Since then, he’s released Intimate (1999) — which represented a temporary re-signing to Motown, a gospel album Food for the Soul (2003), and standard albums Timeless Love (2006), Time Flies When You’re Having Fun (2009), and Now and Then (2010).

His most recent album, Smokey & Friends (2014), is a compilation of duets featuring Elton John, Linda Ronstadt and James Taylor. It has become his second most successful album.

Adventurous spirit

Nowadays, Robinson lets his heart take him wherever it wants. Every day, he practices Transcendental Meditation (TM) — a mantra-based meditation — and lives an active lifestyle.

He and his wife Frances enjoy being outdoors, and are self-proclaimed “sun worshipers.” The couple met through mutual friends, and will soon celebrate their 15th anniversary.

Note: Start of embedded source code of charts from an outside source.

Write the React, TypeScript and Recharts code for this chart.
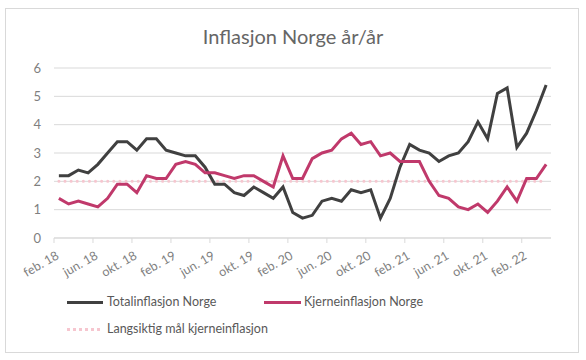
import { LineChart, Line, XAxis, YAxis, CartesianGrid, ReferenceLine } from "recharts";

// Monthly, feb. 2018 - apr. 2022 (12-month change, %)
const MONTHS = [
  "feb. 18", "mar. 18", "apr. 18", "mai. 18", "jun. 18", "jul. 18", "aug. 18", "sep. 18", "okt. 18", "nov. 18", "des. 18",
  "jan. 19", "feb. 19", "mar. 19", "apr. 19", "mai. 19", "jun. 19", "jul. 19", "aug. 19", "sep. 19", "okt. 19", "nov. 19", "des. 19",
  "jan. 20", "feb. 20", "mar. 20", "apr. 20", "mai. 20", "jun. 20", "jul. 20", "aug. 20", "sep. 20", "okt. 20", "nov. 20", "des. 20",
  "jan. 21", "feb. 21", "mar. 21", "apr. 21", "mai. 21", "jun. 21", "jul. 21", "aug. 21", "sep. 21", "okt. 21", "nov. 21", "des. 21",
  "jan. 22", "feb. 22", "mar. 22", "apr. 22",
];

const TOTAL = [
  2.2, 2.2, 2.4, 2.3, 2.6, 3.0, 3.4, 3.4, 3.1, 3.5, 3.5,
  3.1, 3.0, 2.9, 2.9, 2.5, 1.9, 1.9, 1.6, 1.5, 1.8, 1.6, 1.4,
  1.8, 0.9, 0.7, 0.8, 1.3, 1.4, 1.3, 1.7, 1.6, 1.7, 0.7, 1.4,
  2.5, 3.3, 3.1, 3.0, 2.7, 2.9, 3.0, 3.4, 4.1, 3.5, 5.1, 5.3,
  3.2, 3.7, 4.5, 5.4,
];

const CORE = [
  1.4, 1.2, 1.3, 1.2, 1.1, 1.4, 1.9, 1.9, 1.6, 2.2, 2.1,
  2.1, 2.6, 2.7, 2.6, 2.3, 2.3, 2.2, 2.1, 2.2, 2.2, 2.0, 1.8,
  2.9, 2.1, 2.1, 2.8, 3.0, 3.1, 3.5, 3.7, 3.3, 3.4, 2.9, 3.0,
  2.7, 2.7, 2.7, 2.0, 1.5, 1.4, 1.1, 1.0, 1.2, 0.9, 1.3, 1.8,
  1.3, 2.1, 2.1, 2.6,
];

const TARGET = 2;
const X_TICKS = [0, 4, 8, 12, 16, 20, 24, 28, 32, 36, 40, 44, 48];
const Y_TICKS = [0, 1, 2, 3, 4, 5, 6];

const data = MONTHS.map((m, i) => ({ i, month: m, total: TOTAL[i], core: CORE[i] }));

const FONT = "Lato, 'Open Sans', sans-serif";
const BLACK = "#404040";
const RED = "#C0396B";
const PINK = "#F6C6CF";
const PLOT_W = 497;

const XTick = (props: any) => {
  const { x, y, payload } = props;
  const step = PLOT_W / MONTHS.length;
  const ax = x + 1;
  const ay = y + 20;
  return (
    <g>
      <line x1={x - step / 2} x2={x - step / 2} y1={y} y2={y + 5} stroke="#D9D9D9" />
      <text
        x={ax}
        y={ay}
        textAnchor="end"
        transform={`rotate(-30 ${ax} ${ay})`}
        fill="#7F7F7F"
        fontSize={12.5}
        fontFamily={FONT}
      >
        {MONTHS[payload.value]}
      </text>
    </g>
  );
};

export default function App() {
  return (
    <div style={{ position: "absolute", left: 0, top: 0, width: 586, height: 360, background: "#fff" }}>
      <div
        style={{
          position: "absolute",
          left: 5,
          top: 8,
          width: 572,
          height: 343,
          border: "1px solid #D9D9D9",
        }}
      />
      <div
        style={{
          position: "absolute",
          left: 0,
          top: 24,
          width: 586,
          textAlign: "center",
          fontFamily: FONT,
          fontSize: 20,
          color: "#666666",
        }}
      >
        Inflasjon Norge år/år
      </div>
      <LineChart
        width={586}
        height={360}
        data={data}
        margin={{ top: 68, right: 35, left: 0, bottom: 82 }}
        style={{ position: "absolute", left: 0, top: 0 }}
      >
        <CartesianGrid vertical={false} stroke="#D9D9D9" />
        <XAxis
          dataKey="i"
          type="number"
          domain={[-0.5, MONTHS.length - 0.5]}
          ticks={X_TICKS}
          height={40}
          tickLine={false}
          tickSize={0}
          tickMargin={0}
          axisLine={{ stroke: "#D9D9D9" }}
          tick={<XTick />}
          interval={0}
        />
        <YAxis
          domain={[0, 6]}
          ticks={Y_TICKS}
          width={54}
          axisLine={false}
          tickLine={false}
          tickSize={0}
          tickMargin={13}
          tick={{ fill: "#7F7F7F", fontSize: 13, fontFamily: FONT }}
        />
        <ReferenceLine
          segment={[
            { x: 0, y: TARGET },
            { x: MONTHS.length - 1, y: TARGET },
          ]}
          stroke={PINK}
          strokeWidth={3}
          strokeLinecap="round"
          strokeDasharray="0.1 6"
        />
        <Line
          type="linear"
          dataKey="total"
          stroke={BLACK}
          strokeWidth={3}
          dot={false}
          isAnimationActive={false}
        />
        <Line
          type="linear"
          dataKey="core"
          stroke={RED}
          strokeWidth={3}
          dot={false}
          isAnimationActive={false}
        />
      </LineChart>
      <div style={{ position: "absolute", left: 0, top: 0, fontFamily: FONT, fontSize: 12.5, color: "#595959" }}>
        <div style={{ position: "absolute", left: 67, top: 301, width: 36, height: 3, background: BLACK }} />
        <div style={{ position: "absolute", left: 107, top: 294, whiteSpace: "nowrap" }}>Totalinflasjon Norge</div>
        <div style={{ position: "absolute", left: 264, top: 301, width: 37, height: 3, background: RED }} />
        <div style={{ position: "absolute", left: 304, top: 294, whiteSpace: "nowrap" }}>Kjerneinflasjon Norge</div>
        <div
          style={{
            position: "absolute",
            left: 67,
            top: 328,
            width: 36,
            height: 3,
            background: `repeating-linear-gradient(90deg, ${PINK} 0 3px, transparent 3px 6px)`,
          }}
        />
        <div style={{ position: "absolute", left: 107, top: 321, whiteSpace: "nowrap" }}>Langsiktig mål kjerneinflasjon</div>
      </div>
    </div>
  );
}
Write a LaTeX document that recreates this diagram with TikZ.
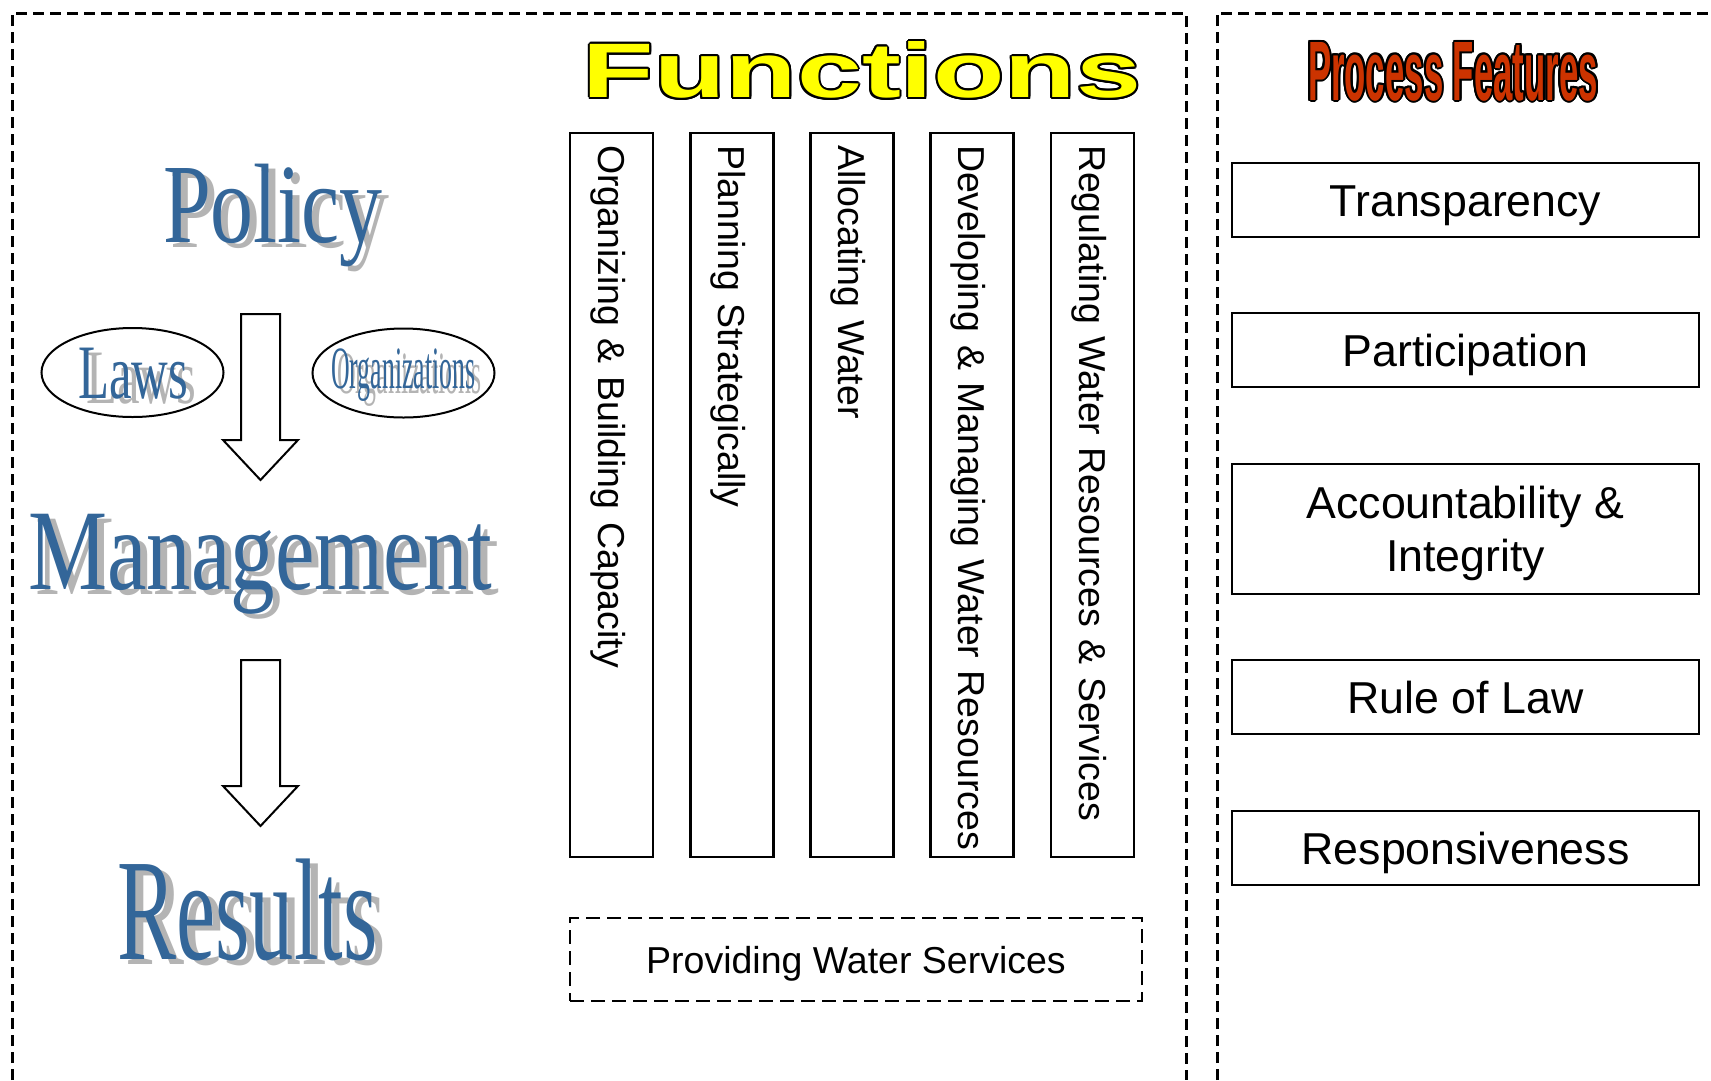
\documentclass[tikz,border=0pt]{standalone}
\usepackage{fontspec}
\setmainfont{Liberation Sans}
\newfontfamily\wordfont{Liberation Serif}
\usepackage[copies]{contour}
\usetikzlibrary{shapes.geometric}
\definecolor{wblue}{RGB}{51,102,153}
\definecolor{wgray}{RGB}{180,180,180}
\definecolor{pfred}{RGB}{204,51,0}
\definecolor{fyellow}{RGB}{255,255,0}
\newcommand\shadowword[8]{%
  \node[wshadow] (#1-shadow) at (#2+#6,#3+#7) {\scalebox{#5}[1]{\fontsize{#4}{#4}\selectfont #8}};
  \node[wfront] (#1) at (#2,#3) {\scalebox{#5}[1]{\fontsize{#4}{#4}\selectfont #8}};}
\begin{document}
\begin{tikzpicture}[x=1pt,y=-1pt,
  bigdash/.style={line width=3pt, dash pattern=on 11pt off 6pt},
  wshadow/.style={anchor=base west, inner sep=0pt, text=wgray, font=\wordfont},
  wfront/.style={anchor=base west, inner sep=0pt, text=wblue, font=\wordfont},
  ovalbox/.style={draw, ellipse, line width=2pt, minimum width=182pt, minimum height=89pt, inner sep=0pt},
  blockarrow/.style={draw, line width=2pt, fill=white, line join=miter},
  colbox/.style={draw, line width=2.2pt, rotate=-90, minimum width=724pt, minimum height=83pt,
    inner xsep=0pt, inner ysep=0pt, text width=700pt, align=left, text height=27pt, text depth=0pt,
    font=\fontsize{37.5}{40}\selectfont},
  featbox/.style={draw, line width=2.5pt, minimum width=467pt, minimum height=74pt, inner sep=0pt,
    align=center, text height=32pt, text depth=0pt, font=\fontsize{44.7}{53}\selectfont},
  provbox/.style={draw, line width=2.2pt, dash pattern=on 14pt off 7pt, minimum width=572pt, minimum height=83pt,
    inner sep=0pt, text height=27pt, text depth=0pt, font=\fontsize{37.5}{40}\selectfont},
  titlenode/.style={inner sep=0pt}
]
\fill[white] (0,0) rectangle (1711,1080);
\useasboundingbox (0,0) rectangle (1711,1080);

% dashed frames
\draw[bigdash] (12,1080) -- (12,13) -- (1186,13) -- (1186,1080);
\draw[bigdash] (1217,1080) -- (1217,13) -- (1711,13);

% titles
\contourlength{2pt}
\node[titlenode] (functitle) at (862,71) {\color{fyellow}\contour{black}{\resizebox{558pt}{56pt}{\bfseries Functions}}};
\node[titlenode] (pftitle) at (1453,72.5) {\color{pfred}\contour{black}{\resizebox{290pt}{58pt}{\bfseries Process Features}}};

% left column
\node[ovalbox] (lawsoval) at (132.5,372.5) {};
\node[ovalbox] (orgsoval) at (403.5,373) {};
\shadowword{policy}{163}{242}{113}{0.76}{7}{5}{Policy}
\shadowword{management}{28}{589}{115}{0.773}{7}{5}{Management}
\shadowword{results}{117}{959}{145}{0.61}{8}{5}{Results}
\shadowword{laws}{78}{398}{77}{0.66}{8}{5}{Laws}
\shadowword{orgs}{331}{388}{60}{0.43}{6}{5}{Organizations}

\draw[blockarrow] (241,314) -- (280,314) -- (280,440) -- (298,440) -- (260.5,480) -- (223,440) -- (241,440) -- cycle;
\draw[blockarrow] (241,660) -- (280,660) -- (280,786) -- (298,786) -- (260.5,826) -- (223,786) -- (241,786) -- cycle;

% functions columns
\node[colbox] (fn1) at (611.5,495) {\mbox{Organizing \& Building Capacity}};
\node[colbox] (fn2) at (732,495) {\mbox{Planning Strategically}};
\node[colbox] (fn3) at (852,495) {\mbox{Allocating Water}};
\node[colbox] (fn4) at (972,495) {\mbox{Developing \& Managing Water Resources}};
\node[colbox] (fn5) at (1092.5,495) {\mbox{Regulating Water Resources \& Services}};

\node[provbox] (prov) at (856,959.5) {Providing Water Services};

% process features
\node[featbox] (transp) at (1465.5,200) {Transparency};
\node[featbox] (partic) at (1465.5,350) {Participation};
\node[featbox, minimum height=130pt, text height=85pt, text depth=0pt] (account) at (1465.5,529) {Accountability \&\\Integrity};
\node[featbox] (rule) at (1465.5,697) {Rule of Law};
\node[featbox] (respons) at (1465.5,848) {Responsiveness};
\end{tikzpicture}
\end{document}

In addition to being his wife, Frances is his business partner in Robinson’s newest venture — Skinphonic, a skincare brand for people with pigmented skin. They founded the line after having trouble finding anything on the market aimed specifically at pigmented skin. Robinson’s outdoorsy life had unfortunately taken a toll on his skin.

“We knew that there are biological differences in pigmented skin,” he explained. “We also knew that the skincare industry was largely ignoring this. This is why we set out to specifically formulate solutions to the unique biology of pigmented skin.”

The brand currently has two lines, aptly-named Get Ready (‘Cause Here I Come), for men’s skin, and My Girl. Both lines focus on hydration and protection against sun damage. You can find out more at or call 1-866-280-3714.

In 2017, Robinson also plans on reviving his “Soul in the Bowl” food products. The popular Gumbo, Red Beans and Rice product hit shelves in 2005, and will be back due to “public demand,” he said.

In the meantime, he still continues to be celebrated for his lifetime of achievement and contributions to music. His career helped popularize soul music, and his continued performances never seem to falter in quality.

Yet despite all his awards and accomplishments, Robinson still makes time for the little things. The surprising thing he thinks no one knows? “I make ice cream sodas at night,” he revealed.

The awards ceremony for the Gershwin Prize will air on PBS on Feb. 10. In addition to a variety of performers paying musical tribute to Robinson, Berry Gordy also makes a special appearance.